Question

A capacitor has air as dielectric medium and two conducting plates of area \(12 \, \text{cm}^2\) and they are \(0.6 \, \text{cm}\) apart. When a slab of dielectric having area \(12 \, \text{cm}^2\) and \(0.6 \, \text{cm}\) thickness is inserted between the plates, one of the conducting plates has to be moved by \(0.2 \, \text{cm}\) to keep the capacitance same as in previous case.

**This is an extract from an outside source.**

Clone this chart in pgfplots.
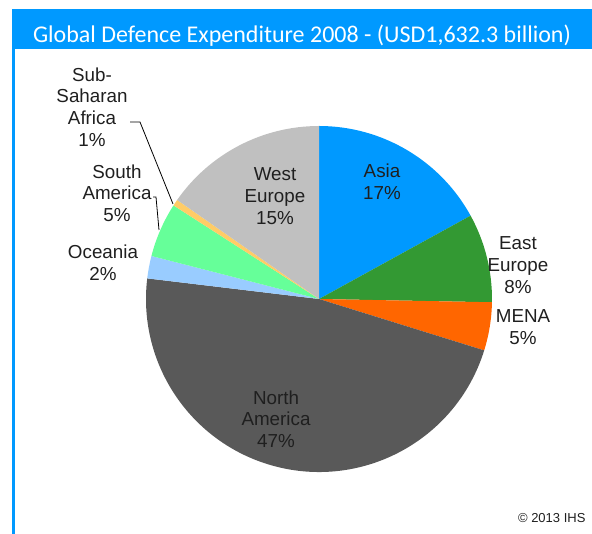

The dielectric constant of the slab is:
\((\text{Given } \epsilon_0 = 8.834 \times 10^{-12} \, \text{F/m})\)

• A. \(1.50\)
• B. \(1.33\)
• C. \(0.66\)
• D. \(1\)

Answer 1

The Correct Option is A

The capacitance without the dielectric is:
\[C = \frac{A \epsilon_0}{d}.\]
With the dielectric inserted:
\[C = \frac{A \epsilon_0}{0.2 + \frac{d}{k}}.\]
Equating the capacitances:
\[\frac{A \epsilon_0}{0.6} = \frac{A \epsilon_0}{0.2 + \frac{0.6}{k}}.\]
Cancel \(A \epsilon_0\):
\[0.6 = 0.2 + \frac{0.6}{k}.\]
Rearranging:
\[0.6 - 0.2 = \frac{0.6}{k} \implies 0.4 = \frac{0.6}{k}.\]
Solving for \(k\):
\[k = \frac{0.6}{0.4} = \frac{3}{2} = 1.50.\]
Thus, the dielectric constant of the slab is:
\[k = 1.50.\]